Investment in UK legal tech rose to record levels in 2025, with backing for companies specialising in artificial intelligence (AI) “surging”, according to figures published today by LawtechUK.
The newly published figures from the Ministry of Justice backed initiative, which provides funding and incubation for law tech start-ups, suggest a 35% increase in legal technology companies, to the tune of £188.8 million. Against a backdrop of market nerves in AI, the numbers suggest growing confidence in the technology’s use in legal services, Christina Blacklaws, chair of LawtechUK’s advisory panel, said.
“Throughout 2025, investors were quietly reaching their own verdict,” she explained.
“The companies that attracted capital were building the specialist knowledge, structured data and professional oversight that any AI system needs to work reliably in legal practice. When a generic AI platform enters the market, the demand for tools that can make it work safely and reliably doesn’t diminish; it grows.”
Research from LexisNexis indicates the proportion of UK lawyers using AI at work has risen from around one in ten in 2023 to 61% today. The same research also notes fewer than one in five respondents said AI is “fully embedded” in their firm’s strategy and operations.
Document management and interrogate, contracts and risk management dominated investment in both halves of the year, LawtechUK said, accounting for 30% and 25% of overall investment in the second half the year respectively.
Investors are consistently backing tools that address the day-to-day realities of legal practice, the company added, rather than chasing the next AI breakthrough. The sentiment was shared in separate research which showed more than half of respondents to a recent survey said they use AI tools to produce legal work faster, with junior lawyers saying they are increasingly using AI for tasks including legal research, first drafts and document review.

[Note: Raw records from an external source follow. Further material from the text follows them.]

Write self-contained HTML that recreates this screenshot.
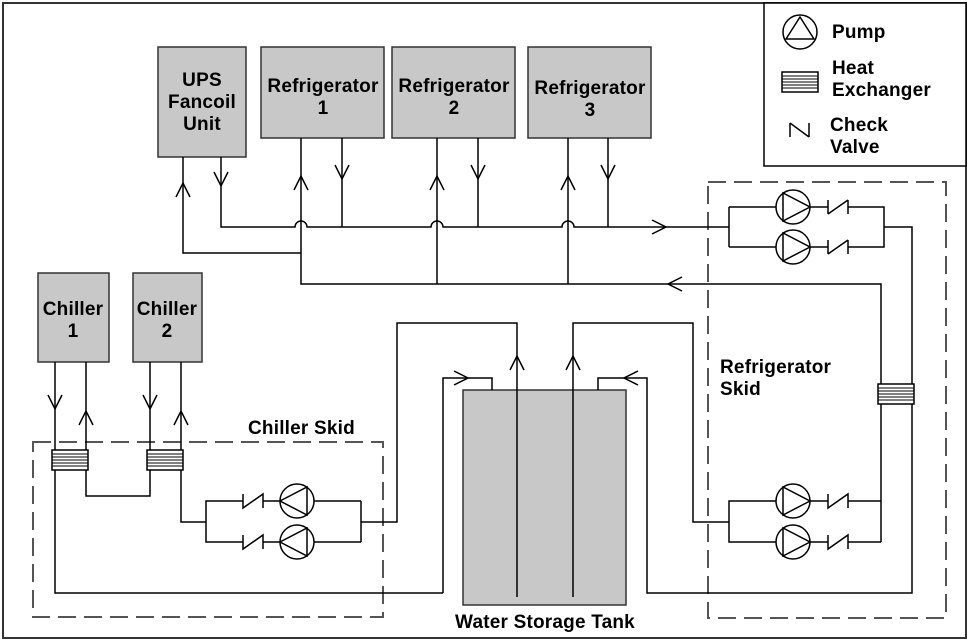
<!DOCTYPE html>
<html><head><style>body{margin:0;background:#fff}svg{display:block}text{font-family:"Liberation Sans",sans-serif;font-weight:bold;font-size:19px;letter-spacing:0.2px;fill:#000}</style></head>
<body>
<svg width="970" height="644" viewBox="0 0 970 644" xmlns="http://www.w3.org/2000/svg">
<defs>
<g id="hx"><rect x="-18" y="-10" width="36" height="20" fill="#fff" stroke="#000" stroke-width="1.5"/><path d="M-18 -6H18M-18 -3H18M-18 0H18M-18 3H18M-18 6H18" stroke="#000" stroke-width="1"/></g>
<g id="pr"><circle r="17" fill="#fff" stroke="#000" stroke-width="1.5"/><path d="M-10 -14V14L17 0Z" fill="none" stroke="#000" stroke-width="1.5"/></g>
<g id="pl"><circle r="17" fill="#fff" stroke="#000" stroke-width="1.5"/><path d="M10 -14V14L-17 0Z" fill="none" stroke="#000" stroke-width="1.5"/></g>
</defs>
<rect x="3" y="3" width="963" height="635" fill="none" stroke="#333" stroke-width="2"/>
<rect x="764" y="3" width="202" height="163" fill="#fff" stroke="#000" stroke-width="1.5"/>
<g fill="#c8c8c8" stroke="#333" stroke-width="1.5">
<rect x="158" y="47" width="88" height="110"/><rect x="261" y="47" width="123" height="91"/><rect x="392" y="47" width="123" height="91"/><rect x="528" y="47" width="123" height="91"/>
<rect x="38" y="273" width="71" height="89"/><rect x="133" y="273" width="69" height="89"/><rect x="463" y="390" width="163" height="215"/>
</g>
<g fill="none" stroke="#555" stroke-width="2" stroke-dasharray="18,8">
<rect x="33" y="442" width="350" height="175"/><rect x="708" y="182" width="238" height="436"/>
</g>
<g fill="none" stroke="#000" stroke-width="1.5">
<path d="M221 157V227H295A6 6 0 0 1 307 227H431A6 6 0 0 1 443 227H562A6 6 0 0 1 574 227H729"/>
<path d="M183 157V253H301"/>
<path d="M301 138V284H881V384"/><path d="M342 138V227M437 138V284M478 138V227M568 138V284M608 138V227"/>
<path d="M176 197L183 183L190 197M214 172L221 186L228 172M294 190L301 176L308 190M335 165L342 179L349 165M430 190L437 176L444 190M471 165L478 179L485 165M561 190L568 176L575 190M601 165L608 179L615 165"/>
<path d="M652 220L666 227L652 234M682 277L668 284L682 291"/>
<path d="M729 207V247M729 207H776M729 247H776M810 207H828M810 247H828M848 207H884V247H848M884 227H912V384"/>
<path d="M828 200V214M828 214L848 200M848 200V214M828 240V254M828 254L848 240M848 240V254"/>
<path d="M881 404V542M912 404V593H647V378H598V390"/>
<path d="M881 501H848M881 542H848M776 501H729V542H776M828 501H810M828 542H810M729 522H693V323H573V597"/>
<path d="M828 494V508L848 494V508M828 535V549L848 535V549"/>
<path d="M638 371L624 378L638 385"/>
<path d="M517 597V323H397V522H361M361 501V542M361 501H314M361 542H314M280 501H263M280 542H263M243 501H206V542H243M206 522H181V470"/>
<path d="M443 593V378H492V390M443 593H55V470"/>
<path d="M454 371L468 378L454 385M510 370L517 356L524 370M566 370L573 356L580 370"/>
<path d="M243 494V508L263 494V508M243 535V549L263 535V549"/>
<path d="M55 362V450M86 362V450M150 362V450M181 362V450M86 470V496H150V470"/>
<path d="M48 395L55 409L62 395M79 425L86 411L93 425M143 395L150 409L157 395M174 425L181 411L188 425"/>
<path d="M790 123V137M790 123L809 137M809 123V137"/>
</g>
<use href="#hx" x="70" y="460"/><use href="#hx" x="165" y="460"/><use href="#hx" x="896" y="394"/><use href="#hx" x="800" y="82"/>
<use href="#pr" x="793" y="207"/><use href="#pr" x="793" y="247"/><use href="#pr" x="793" y="501"/><use href="#pr" x="793" y="542"/>
<use href="#pl" x="297" y="501"/><use href="#pl" x="297" y="542"/>
<circle cx="800" cy="32" r="17" fill="#fff" stroke="#000" stroke-width="1.5"/><path d="M800 17L786 39H814Z" fill="none" stroke="#000" stroke-width="1.5"/>
<g text-anchor="middle">
<text x="202" y="86">UPS</text><text x="202" y="108">Fancoil</text><text x="202" y="130">Unit</text>
<text x="323" y="92">Refrigerator</text><text x="323" y="114">1</text>
<text x="454" y="92">Refrigerator</text><text x="454" y="114">2</text>
<text x="590" y="94">Refrigerator</text><text x="590" y="116">3</text>
<text x="73" y="315">Chiller</text><text x="73" y="337">1</text>
<text x="167" y="315">Chiller</text><text x="167" y="337">2</text>
<text x="545" y="628">Water Storage Tank</text>
</g>
<text x="248" y="434">Chiller Skid</text>
<text x="720" y="373">Refrigerator</text><text x="720" y="395">Skid</text>
<text x="832" y="38">Pump</text><text x="832" y="74">Heat</text><text x="832" y="96">Exchanger</text>
<text x="830" y="131">Check</text><text x="830" y="153">Valve</text>
</svg>
</body></html>
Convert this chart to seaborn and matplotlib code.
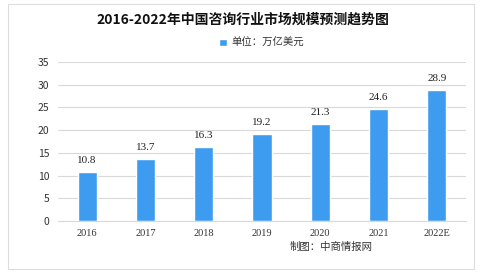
import matplotlib
matplotlib.use("Agg")
import matplotlib.pyplot as plt
import seaborn as sns
import pandas as pd
from matplotlib.patches import Rectangle

years = ["2016", "2017", "2018", "2019", "2020", "2021", "2022E"]
values = [10.8, 13.7, 16.3, 19.2, 21.3, 24.6, 28.9]
value_labels = ["10.8", "13.7", "16.3", "19.2", "21.3", "24.6", "28.9"]
yticks = [0, 5, 10, 15, 20, 25, 30, 35]
title = "2016-2022年中国咨询行业市场规模预测趋势图"
legend_label = "单位：万亿美元"
source = "制图：中商情报网"

sns.set_theme(style="white")
plt.rcParams['font.family'] = ['Noto Sans CJK SC', 'DejaVu Sans']

df = pd.DataFrame({"year": years, "value": values})

fig = plt.figure(figsize=(4.86, 2.74), dpi=100)
ax = fig.add_axes([58/486, 1 - 221/274, (466-58)/486, (221-62)/274])

color = "#3d9cf0"
sns.barplot(data=df, x="year", y="value", color=color, width=0.33, ax=ax,
            saturation=1, label=legend_label)

ax.set_ylim(0, 35)
ax.set_yticks(yticks)
ax.set_yticklabels([str(t) for t in yticks], fontsize=7.5, color="#333333")
ax.set_xticklabels(years, fontsize=7.5, color="#333333", family=['Liberation Serif'])
ax.tick_params(axis='both', length=0, pad=6)
ax.set_xlabel("")
ax.set_ylabel("")
ax.grid(axis='y', color="#d9d9d9", linewidth=0.8)
ax.set_axisbelow(True)
for s in ["top", "right", "left"]:
    ax.spines[s].set_visible(False)
ax.spines["bottom"].set_color("#d9d9d9")
ax.spines["bottom"].set_linewidth(0.8)

for p, lab in zip(ax.patches, value_labels):
    ax.annotate(lab, (p.get_x() + p.get_width() / 2, p.get_height()),
                xytext=(0, 5), textcoords="offset points", ha="center", va="bottom",
                fontsize=8, color="#222222", family=['Liberation Serif'])

leg = ax.legend(loc="lower center", bbox_to_anchor=(0.5, 1.03), frameon=False,
                fontsize=7.5, handlelength=0.7, handleheight=0.7, handletextpad=0.5)
for t in leg.get_texts():
    t.set_color("#333333")

fig.text(0.5, 1 - 20/274, title, ha="center", va="center", fontsize=10,
         fontweight="bold", color="#111111")
fig.text(290/486, 1 - 247/274, source, ha="left", va="center", fontsize=7.5, color="#333333")

fig.patches.append(Rectangle((8/486, 0.02), (474-8)/486, 1 - 4/274 - 0.02,
                             transform=fig.transFigure, fill=False,
                             edgecolor="#dddddd", linewidth=0.8))

fig.savefig("out.png", dpi=100)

LawtechUK was founded in 2023 and is currently operated by Legal Geek. To date it has directly supported more than 176 startups and in 2025 the incubator saw 19 firms amongst its community raise £35.07 million in funding; an average of nearly £2 million per round, representing around 20% of total law tech funding. Female-founded companies represented 35% of those raising funds in the second half of 2025, rising from 17% across the whole of 2024.
The results show a real appetite for technology which doesn’t seek to replace the role of the lawyer, but rather augment it, said Beth Fellner, LawtechUK programme lead for Legal Geek. “The breadth of investment we are seeing, from Scotland to the Midlands, shows this is genuinely a nations and regions success story,” she explained.
“The final 2025 figures confirm what serious investors understood throughout the year, that the real opportunity in legal tech lies not in replacing legal expertise but in supporting it. The companies attracting capital are those that combine AI capabilities with specialist knowledge and the professional oversight that clients and courts rightly expect.”